Sforzo and Menconi started what was originally called the Snowboard Outreach Society at Vail Mountain in 1993 with a small number of kids and some big ideas. Over the next two and a half decades, the ideas got bigger and so did the numbers — more than 70,000 participants so far.

Since it launched in 1993, SOS Outreach has touched the lives of more than 70,000 youth. Of those, 70% identify as ethnic minorities.
SOS Outreach

The idea is to build social values and develop leadership skills in underserved and high-risk youth. Almost 70% of program participants, in grades 4-12, identify as an ethnic minority.

Erlich said SOS views mountain resorts as inclusive places where kids can discover their potential.

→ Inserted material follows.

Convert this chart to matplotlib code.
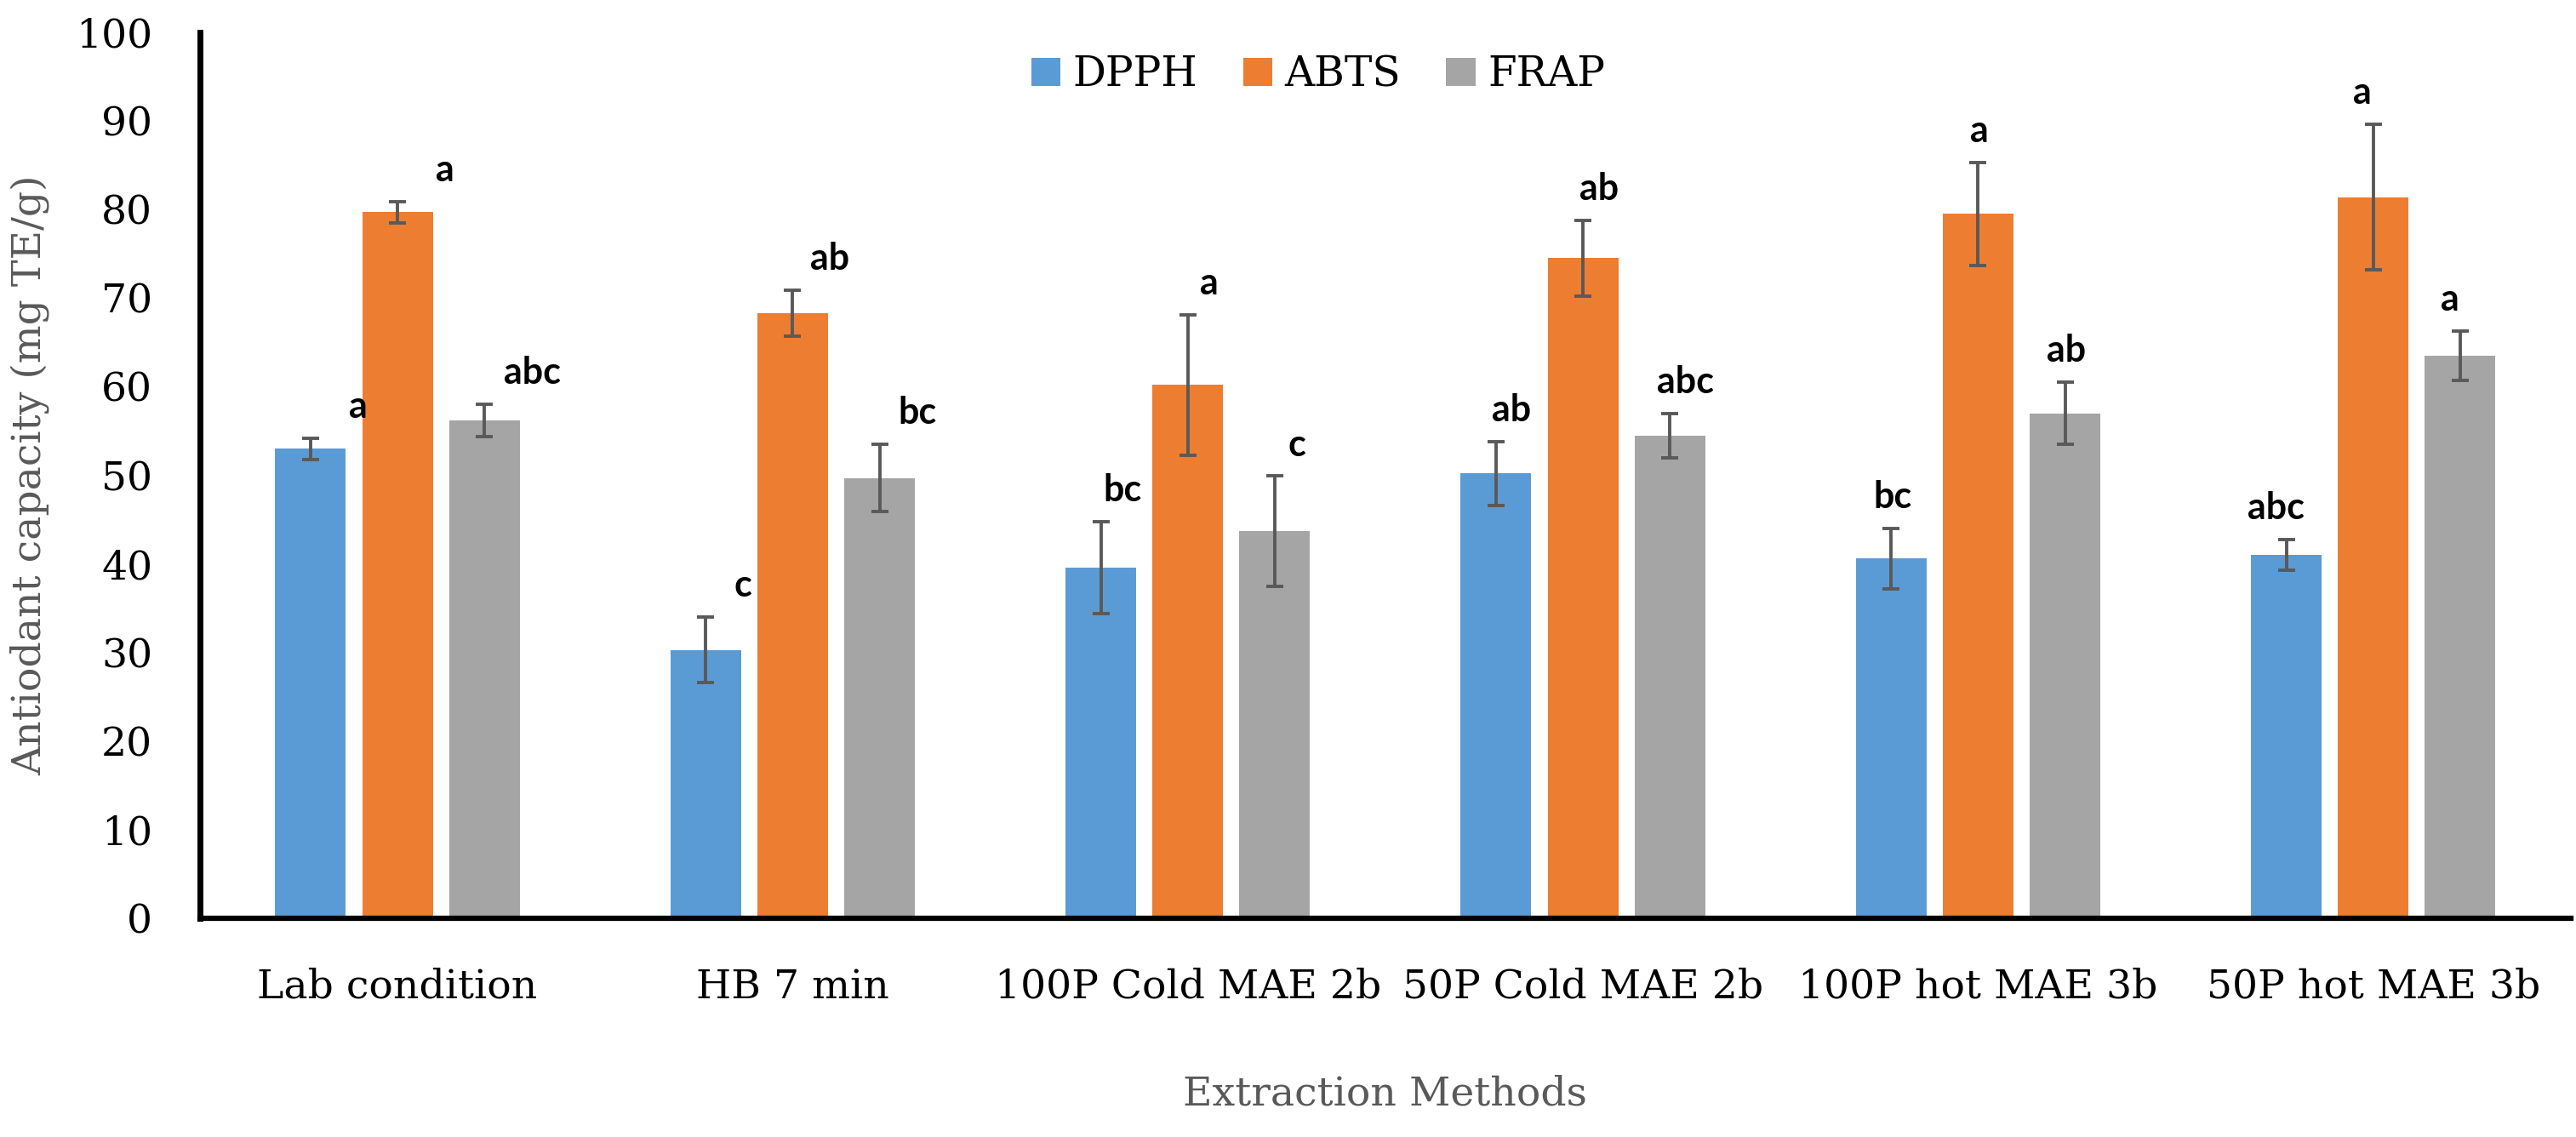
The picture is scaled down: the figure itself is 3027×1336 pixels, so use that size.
import matplotlib
matplotlib.use("Agg")
import matplotlib.pyplot as plt
import numpy as np

categories = ["Lab condition", "HB 7 min", "100P Cold MAE 2b", "50P Cold MAE 2b",
              "100P hot MAE 3b", "50P hot MAE 3b"]
series = ["DPPH", "ABTS", "FRAP"]

dpph = [53.0, 30.3, 39.6, 50.2, 40.6, 41.0]
abts = [79.7, 68.3, 60.2, 74.5, 79.5, 81.4]
frap = [56.2, 49.7, 43.7, 54.5, 57.0, 63.5]

dpph_err = [1.2, 3.7, 5.2, 3.6, 3.4, 1.7]
abts_err = [1.2, 2.6, 7.9, 4.3, 5.8, 8.2]
frap_err = [1.8, 3.8, 6.2, 2.5, 3.5, 2.8]

dpph_lab = ["a", "c", "bc", "ab", "bc", "abc"]
abts_lab = ["a", "ab", "a", "ab", "a", "a"]
frap_lab = ["abc", "bc", "c", "abc", "ab", "a"]

# the letter labels drift sideways from group to group in the original
lab_dx = [0.12, 0.095, 0.055, 0.04, 0.003, -0.027]

colors = ["#5B9BD5", "#ED7D31", "#A5A5A5"]
serif = "DejaVu Serif"

fig = plt.figure(figsize=(30.27, 13.36), dpi=100)
ax = fig.add_axes([0.0776, 0.1924, 0.9204, 0.7792])

x = np.arange(len(categories))
w = 0.179
step = 0.22
vals = [dpph, abts, frap]
errs = [dpph_err, abts_err, frap_err]
labs = [dpph_lab, abts_lab, frap_lab]

for k in range(3):
    xs = x + (k - 1) * step
    ax.bar(xs, vals[k], width=w, color=colors[k], label=series[k], zorder=2)
    ax.errorbar(xs, vals[k], yerr=errs[k], fmt="none", ecolor="#595959",
                elinewidth=2.8, capsize=7, capthick=2.8, zorder=3)
    for xi, dx, v, e, t in zip(xs, lab_dx, vals[k], errs[k], labs[k]):
        ax.text(xi + dx, v + e + 2.3, t, ha="center", va="baseline",
                fontsize=31, fontweight="bold", family="Lato", color="black")

ax.set_xlim(-0.5, len(categories) - 0.5)
ax.set_ylim(0, 100)
ax.set_yticks(range(0, 101, 10))
ax.set_xticks(x)
ax.set_xticklabels(categories)
for lbl in ax.get_xticklabels() + ax.get_yticklabels():
    lbl.set_family(serif)
    lbl.set_fontsize(34)
ax.tick_params(axis="y", length=0, pad=40)
ax.tick_params(axis="x", length=0, pad=42)

for s in ["top", "right"]:
    ax.spines[s].set_visible(False)
ax.spines["left"].set_linewidth(5)
ax.spines["bottom"].set_linewidth(4.5)

ax.set_ylabel("Antiodant capacity (mg TE/g)", family=serif, fontsize=34,
              color="#595959", labelpad=22)
ax.set_xlabel("Extraction Methods", family=serif, fontsize=34,
              color="#595959", labelpad=58)

leg = ax.legend(loc="center", bbox_to_anchor=(0.4717, 0.952), ncol=3,
                frameon=False, prop={"family": serif, "size": 35},
                handlelength=0.7, handleheight=0.68, handletextpad=0.3,
                columnspacing=1.1)

fig.savefig("out.png", dpi=100)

“We’re working to break down those micro barriers that exist among our families coming from a variety of neighborhoods and backgrounds,” Ehrilch said.

Moving to mountains

Part of the organization’s exponential growth follows expanding its embrace from mountain resorts to urban areas such as the George Crockett Academy, an inner-city charter school in Detroit, Michigan.

SOS Outreach reaches more than 4,000 youth across 22 snow sports areas, as well as inner city schools in Detroit, Chicago and Minneapolis.
SOS Outreach

“The past four years of partnering with SOS have allowed our students in the urban area to have the opportunity to leave their communities to learn how to ski. This is monumental for our students,” said Thomas Goodley, Jr., the school leader for George Crockett Academy.

Around the Vail Valley, SOS participants staff the Loaves and Fishes community dinners at the Eagle River Presbyterian Church, work with Rocky Mountain Horse Rescue, learn to cook healthy meals and recognize signs that a friend is struggling … almost anything that helps them understand that they’re part of something larger.

“The biggest piece is a way to connect the kids to their communities. They see they can make a difference in their own backyard,” Gould said.